Supplied material |

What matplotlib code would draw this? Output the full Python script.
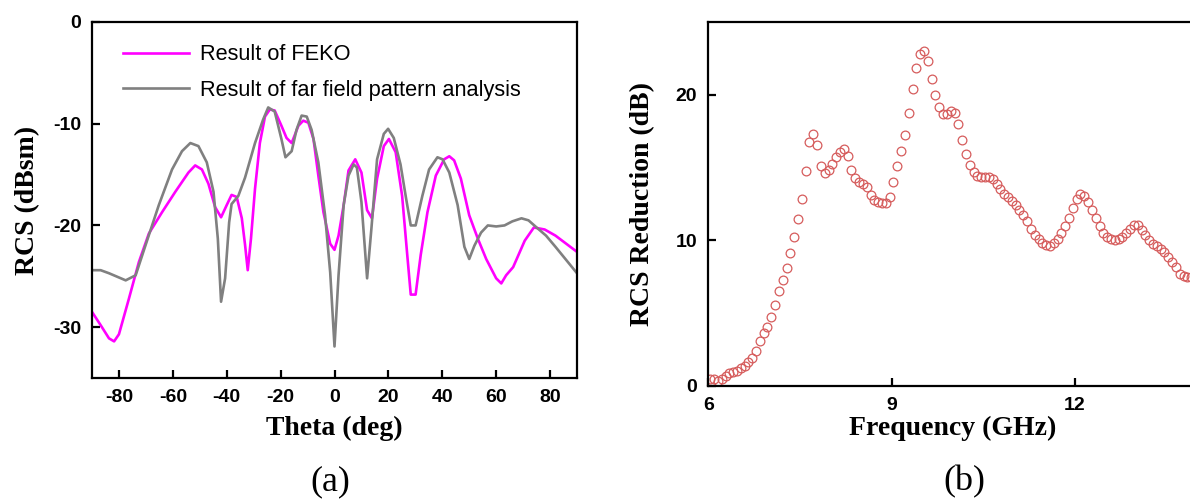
import numpy as np
import matplotlib
matplotlib.use("Agg")
import matplotlib.pyplot as plt

plt.rcParams["axes.unicode_minus"] = False

# ---- (a) monostatic RCS versus incidence angle ----
theta_feko = [-90, -86.8, -83.7, -81.8, -80.0, -76.3, -72.6, -68.9, -64.0, -59.1,
              -54.2, -51.7, -49.2, -46.8, -44.3, -42.1, -40.0, -38.2, -36.3, -34.4,
              -33.2, -32.2, -31.0, -29.5, -27.7, -25.8, -24.0, -22.2, -19.7, -17.8,
              -15.9, -13.4, -11.6, -9.7, -7.8, -6.0, -4.1, -1.6, 0.0, 1.5,
              3.4, 5.2, 7.7, 10.0, 12.1, 13.9, 15.8, 18.3, 20.2, 22.7,
              25.1, 27.0, 28.3, 30.1, 32.0, 34.5, 37.6, 40.7, 42.6, 44.4,
              46.9, 50.0, 53.2, 56.3, 60.0, 61.9, 63.7, 66.3, 70.6, 74.0,
              78.0, 82.0, 86.0, 90.0]
rcs_feko = [-28.5, -29.8, -31.1, -31.4, -30.7, -27.2, -23.6, -20.8, -18.7, -16.7,
            -14.8, -14.1, -14.5, -15.9, -18.2, -19.2, -18.0, -17.0, -17.2, -19.3,
            -21.9, -24.4, -21.3, -16.4, -11.9, -9.3, -8.6, -8.7, -10.2, -11.4,
            -11.9, -10.2, -9.7, -9.9, -11.5, -15.1, -18.7, -21.8, -22.4, -21.0,
            -18.0, -14.6, -13.5, -14.8, -18.5, -19.3, -15.4, -12.2, -11.5, -12.8,
            -17.1, -22.9, -26.8, -26.8, -22.9, -18.7, -15.1, -13.5, -13.2, -13.6,
            -15.4, -19.0, -21.3, -23.3, -25.2, -25.7, -24.9, -24.1, -21.5, -20.2,
            -20.4, -21.0, -21.8, -22.6]

theta_far = [-90, -86.8, -83.7, -77.5, -73.8, -70.2, -65.2, -60.3, -56.6, -53.5,
             -50.5, -47.4, -44.9, -43.3, -42.1, -40.6, -39.1, -38.2, -35.7, -33.2,
             -29.5, -26.5, -24.6, -22.2, -19.7, -18.2, -15.9, -14.1, -12.2, -10.3,
             -8.5, -6.0, -3.5, -1.6, 0.0, 1.5, 3.4, 5.2, 7.1, 8.3,
             10.0, 12.1, 13.7, 15.8, 18.3, 19.9, 22.0, 24.5, 26.6, 28.3,
             30.1, 32.6, 35.1, 38.2, 40.1, 42.6, 45.7, 48.2, 50.0, 51.9,
             54.4, 56.9, 60.0, 63.1, 66.0, 69.4, 72.0, 75.0, 78.5, 82.0,
             86.0, 90.0]
rcs_far = [-24.4, -24.4, -24.7, -25.4, -24.9, -22.0, -18.0, -14.5, -12.7, -11.9,
           -12.2, -13.8, -16.7, -21.3, -27.5, -25.2, -19.7, -17.9, -17.1, -15.3,
           -11.9, -9.6, -8.4, -8.8, -11.5, -13.3, -12.7, -10.6, -9.2, -9.3,
           -10.6, -13.8, -19.0, -24.6, -31.9, -24.9, -18.0, -15.1, -14.0, -14.3,
           -17.7, -25.2, -20.3, -13.5, -11.0, -10.5, -11.4, -14.0, -17.4, -20.0,
           -20.0, -17.1, -14.5, -13.3, -13.5, -14.8, -18.0, -22.1, -23.3, -22.0,
           -20.7, -20.0, -20.1, -20.0, -19.6, -19.3, -19.5, -20.2, -21.0, -22.1,
           -23.4, -24.7]

theta_ticks = [-80, -60, -40, -20, 0, 20, 40, 60, 80]
rcs_ticks = [-30, -20, -10, 0]

# ---- (b) RCS reduction versus frequency (uniform sweep) ----
freq_start = 6.03
freq_step = 0.0625
reduction_db = [0.48, 0.48, 0.34, 0.48, 0.71, 0.91, 0.98, 1.05, 1.21, 1.39,
                1.62, 1.94, 2.40, 3.08, 3.61, 4.06, 4.75, 5.55, 6.51, 7.31,
                8.13, 9.16, 10.23, 11.48, 12.81, 14.75, 16.78, 17.31, 16.55, 15.09,
                14.61, 14.84, 15.25, 15.71, 16.10, 16.28, 15.82, 14.86, 14.30, 14.00,
                13.85, 13.65, 13.13, 12.79, 12.63, 12.58, 12.58, 13.01, 14.00, 15.09,
                16.12, 17.24, 18.72, 20.43, 21.87, 22.80, 23.00, 22.30, 21.10, 19.98,
                19.13, 18.68, 18.68, 18.90, 18.74, 17.99, 16.92, 15.94, 15.18, 14.73,
                14.45, 14.34, 14.34, 14.34, 14.22, 13.90, 13.55, 13.20, 12.95, 12.70,
                12.40, 12.10, 11.75, 11.30, 10.80, 10.40, 10.10, 9.84, 9.66, 9.61,
                9.84, 10.11, 10.52, 10.98, 11.53, 12.21, 12.85, 13.20, 13.08, 12.63,
                12.10, 11.55, 10.98, 10.52, 10.23, 10.11, 10.05, 10.11, 10.23, 10.52,
                10.80, 11.03, 11.03, 10.68, 10.34, 10.00, 9.77, 9.61, 9.38, 9.20,
                8.86, 8.52, 8.17, 7.72, 7.53, 7.49, 7.49]
freq_ghz = freq_start + freq_step * np.arange(len(reduction_db))

freq_ticks = [6, 9, 12]
reduction_ticks = [0, 10, 20]

SANS = "Liberation Sans"
SERIF = "Liberation Serif"
W, H = 1190, 500

fig = plt.figure(figsize=(W / 100, H / 100), dpi=100)
ax1 = fig.add_axes([92 / W, 1 - 378 / H, 485 / W, 356 / H])
ax2 = fig.add_axes([708.4 / W, 1 - 386 / H, 488.6 / W, 364 / H])


def style_axes(ax):
    for sp in ax.spines.values():
        sp.set_linewidth(1.6)
    ax.tick_params(direction="in", length=6, width=1.6, pad=8)
    for lbl in ax.get_xticklabels() + ax.get_yticklabels():
        lbl.set_fontfamily(SANS)
        lbl.set_fontweight("bold")
        lbl.set_fontsize(14)


# (a)
ax1.plot(theta_feko, rcs_feko, color="#ff00ff", lw=1.9, label="Result of FEKO")
ax1.plot(theta_far, rcs_far, color="#808080", lw=1.9,
         label="Result of far field pattern analysis")
ax1.set_xlim(-90, 90)
ax1.set_ylim(-35, 0)
ax1.set_xticks(theta_ticks)
ax1.set_yticks(rcs_ticks)
style_axes(ax1)
ax1.set_xlabel("Theta (deg)", family=SERIF, weight="bold", fontsize=20)
ax1.set_ylabel("RCS (dBsm)", family=SERIF, weight="bold", fontsize=20)
ax1.xaxis.set_label_coords(0.5, -0.107)
ax1.yaxis.set_label_coords(-0.107, 0.5)
ax1.legend(loc="upper left", bbox_to_anchor=(0.063, 0.937), frameon=False,
           borderaxespad=0, borderpad=0, handlelength=3.05, handletextpad=0.52,
           labelspacing=0.66, prop={"family": SANS, "size": 15.7})

# (b)
ax2.plot(freq_ghz, reduction_db, linestyle="none", marker="o", markersize=6.3,
         markerfacecolor="none", markeredgecolor="#d65c5c", markeredgewidth=0.9)
ax2.set_xlim(6, 14)
ax2.set_ylim(0, 25)
ax2.set_xticks(freq_ticks)
ax2.set_yticks(reduction_ticks)
style_axes(ax2)
ax2.set_xlabel("Frequency (GHz)", family=SERIF, weight="bold", fontsize=20)
ax2.set_ylabel("RCS Reduction (dB)", family=SERIF, weight="bold", fontsize=20)
ax2.xaxis.set_label_coords(0.5, -0.082)
ax2.yaxis.set_label_coords(-0.109, 0.5)

fig.text(330 / W, 1 - 482 / H, "(a)", family=SERIF, fontsize=26,
         ha="center", va="center")
fig.text(964 / W, 1 - 482 / H, "(b)", family=SERIF, fontsize=26,
         ha="center", va="center")

fig.savefig("out.png", dpi=100)
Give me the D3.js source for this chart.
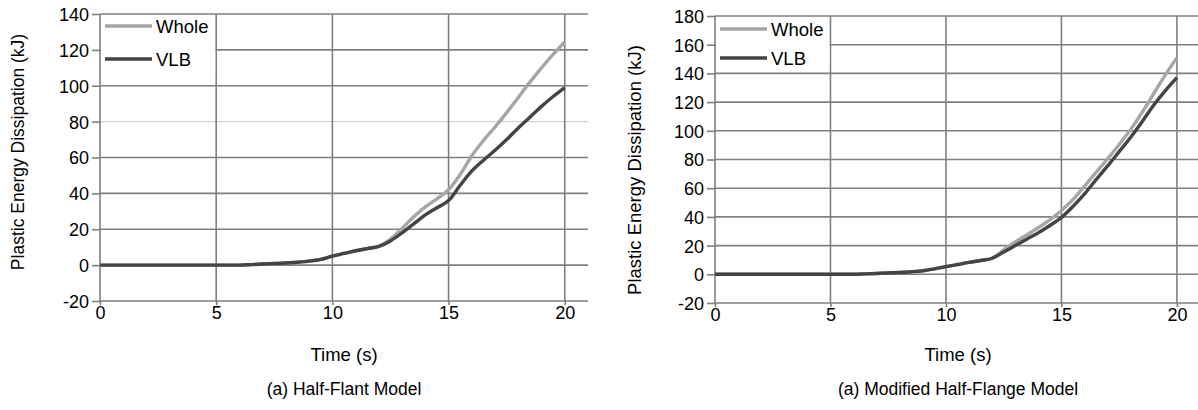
<!DOCTYPE html>
<meta charset="utf-8">
<style>
body { margin: 0; background: #fff; }
text { font-family: "Liberation Sans", Arial, sans-serif; fill: #000; }
.grid line { stroke: #7f7f7f; stroke-width: 1.6px; }
</style>
<svg width="1198" height="410"></svg>
<script src="https://d3js.org/d3.v7.min.js"></script>
<script>
// time (s) shared by every series
var time = [0, 1, 2, 3, 4, 5, 6, 6.5, 7, 7.5, 8, 8.5, 9, 9.5, 10, 10.5, 11, 11.5, 12,
            12.5, 13, 13.5, 14, 14.5, 15, 15.5, 16, 16.5, 17, 17.5, 18, 18.5, 19, 19.5, 20];

// (a) Half-Flant Model
var halfWhole = [0, 0, 0, 0, 0, 0, 0, 0.3, 0.6, 0.9, 1.2, 1.6, 2.2, 3.2, 5, 6.5, 8, 9.2, 10.5,
                 14.5, 20.5, 27, 32.5, 37, 42, 50.5, 61, 69.5, 77, 85, 93.5, 102, 110, 117.5, 124.4];
var halfVLB   = [0, 0, 0, 0, 0, 0, 0, 0.3, 0.6, 0.9, 1.2, 1.6, 2.2, 3.2, 5, 6.5, 8, 9.2, 10.5,
                 13.5, 18, 23, 28, 32, 36, 44.5, 52.5, 58.5, 64, 70, 76.5, 82.5, 88.5, 94, 99];

// (a) Modified Half-Flange Model
var modWhole = [0, 0, 0, 0, 0, 0, 0, 0.3, 0.6, 0.9, 1.3, 1.8, 2.5, 3.8, 5.3, 6.8, 8.3, 9.6, 11.2,
                17, 22.5, 27.5, 32.5, 38, 44.5, 52, 61.5, 71, 80.5, 90.5, 101, 113, 126, 139, 151];
var modVLB   = [0, 0, 0, 0, 0, 0, 0, 0.3, 0.6, 0.9, 1.3, 1.8, 2.5, 3.8, 5.3, 6.8, 8.3, 9.6, 11.2,
                15.5, 20, 24.5, 28.9, 34, 39.6, 47.3, 56, 66, 75.5, 85.5, 95.5, 106.5, 118, 128, 137];

var xTicks = [0, 5, 10, 15, 20];
var yTicksHalf = [-20, 0, 20, 40, 60, 80, 100, 120, 140];
var yTicksMod = [-20, 0, 20, 40, 60, 80, 100, 120, 140, 160, 180];
var seriesNames = ["Whole", "VLB"];
var seriesColors = ["#a6a6a6", "#444444"];

var svg = d3.select("svg");

function drawPanel(p) {
  var x = d3.scaleLinear().domain([0, 21]).range([p.left, p.right]);
  var y = d3.scaleLinear().domain([p.yTicks[0], p.yTicks[p.yTicks.length - 1]]).range([p.bottom, p.top]);
  var g = svg.append("g");

  // grid
  var grid = g.append("g").attr("class", "grid");
  grid.selectAll(".h").data(p.yTicks).enter().append("line")
      .attr("x1", p.left).attr("x2", p.right)
      .attr("y1", function(d) { return y(d); }).attr("y2", function(d) { return y(d); })
      .style("stroke", function(d) { return d === p.faint ? "#c8c8c8" : null; })
      .style("stroke-width", function(d) { return d === p.faint ? "1px" : null; });
  grid.selectAll(".v").data(xTicks).enter().append("line")
      .attr("y1", p.top).attr("y2", p.bottom)
      .attr("x1", function(d) { return x(d); }).attr("x2", function(d) { return x(d); });

  // axes
  var ya = g.append("g").attr("class", "grid")
      .attr("transform", "translate(" + p.left + ",0)")
      .call(d3.axisLeft(y).tickValues(p.yTicks).tickFormat(String).tickSize(8).tickPadding(3));
  var xa = g.append("g").attr("class", "grid")
      .attr("transform", "translate(0," + p.bottom + ")")
      .call(d3.axisBottom(x).tickValues(xTicks).tickFormat(String).tickSize(4).tickPadding(3));
  ya.select(".domain").remove();
  xa.select(".domain").remove();
  ya.attr("font-size", null).attr("font-family", null);
  xa.attr("font-size", null).attr("font-family", null);
  g.selectAll(".tick text").attr("fill", "#000").style("font-size", "18px");
  ya.selectAll(".tick text").attr("dy", "0.36em");
  xa.selectAll(".tick text").attr("dy", "0.6em");

  // legend background
  g.append("rect").attr("x", p.left + 1).attr("y", y(p.yTicks[p.yTicks.length - 2]) - 2)
      .attr("width", x(5) - p.left - 2).attr("height", y(p.legendLow) - y(p.yTicks[p.yTicks.length - 2]) - 6)
      .attr("fill", "#fff");

  // lines
  var line = d3.line()
      .x(function(d, i) { return x(time[i]); })
      .y(function(d) { return y(d); })
      .curve(d3.curveMonotoneX);
  [p.whole, p.vlb].forEach(function(vals, k) {
    g.append("path").datum(vals)
        .attr("fill", "none")
        .attr("stroke", seriesColors[k])
        .attr("stroke-width", 3.4)
        .attr("stroke-linejoin", "round")
        .attr("d", line);
  });

  // legend
  seriesNames.forEach(function(name, k) {
    var ly = p.legendY[k];
    g.append("line").attr("x1", p.left + 5).attr("x2", p.left + 52)
        .attr("y1", ly).attr("y2", ly)
        .attr("stroke", seriesColors[k]).attr("stroke-width", 3.4);
    g.append("text").attr("x", p.left + 56).attr("y", ly).attr("dy", "0.36em")
        .style("font-size", "18.5px").text(name);
  });

  // titles
  g.append("text")
      .attr("transform", "translate(" + p.ylabX + "," + p.ylabY + ") rotate(-90)")
      .attr("text-anchor", "middle").attr("dy", "0.36em")
      .style("font-size", p.ylabSize).text("Plastic Energy Dissipation (kJ)");
  g.append("text").attr("x", p.cx).attr("y", 354).attr("text-anchor", "middle")
      .attr("dy", "0.36em").style("font-size", "18.5px").text("Time (s)");
  g.append("text").attr("x", p.cx).attr("y", 389).attr("text-anchor", "middle")
      .attr("dy", "0.36em").style("font-size", "17.5px").text(p.title);
}

drawPanel({
  left: 100, right: 588, top: 14, bottom: 301,
  yTicks: yTicksHalf, whole: halfWhole, vlb: halfVLB, faint: 80,
  legendLow: 100, legendY: [26, 59],
  ylabX: 18, ylabY: 152, ylabSize: "17.5px", cx: 344, title: "(a) Half-Flant Model"
});
drawPanel({
  left: 715, right: 1200, top: 16, bottom: 303,
  yTicks: yTicksMod, whole: modWhole, vlb: modVLB, faint: null,
  legendLow: 140, legendY: [29, 58],
  ylabX: 634, ylabY: 170, ylabSize: "18.5px", cx: 958, title: "(a) Modified Half-Flange Model"
});
</script>
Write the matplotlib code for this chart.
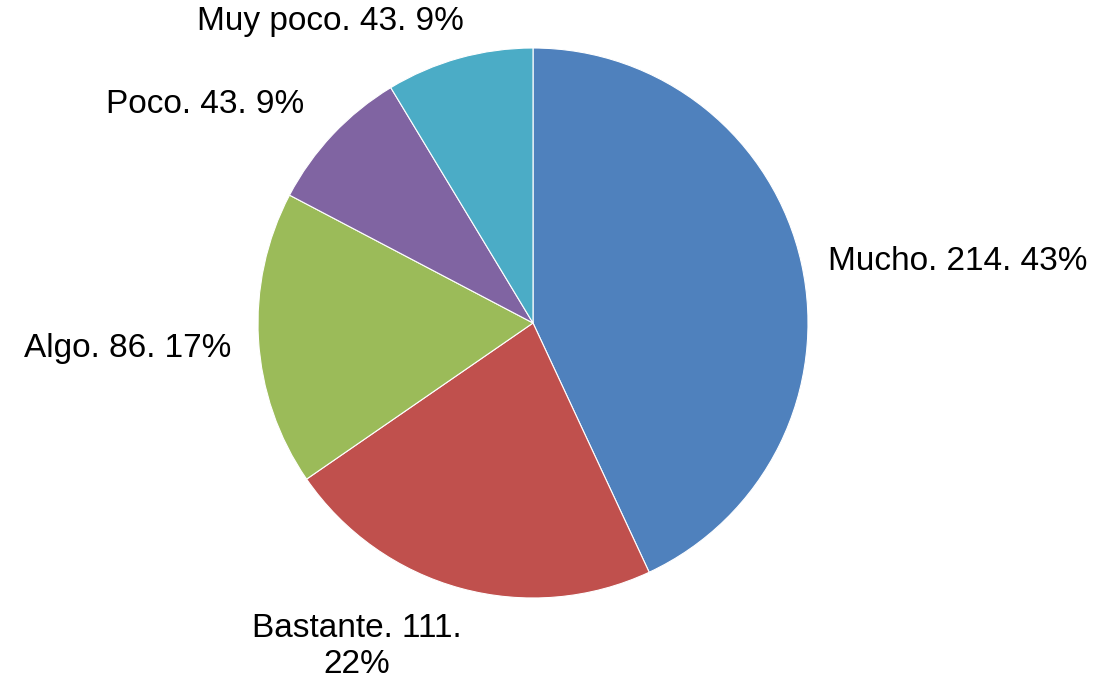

Task |
Extract all lines of the records above that include "this".

Correct result |
What matplotlib code would draw this? Output the full Python script.
Give me the D3.js source for this chart.
Write the matplotlib code for this chart.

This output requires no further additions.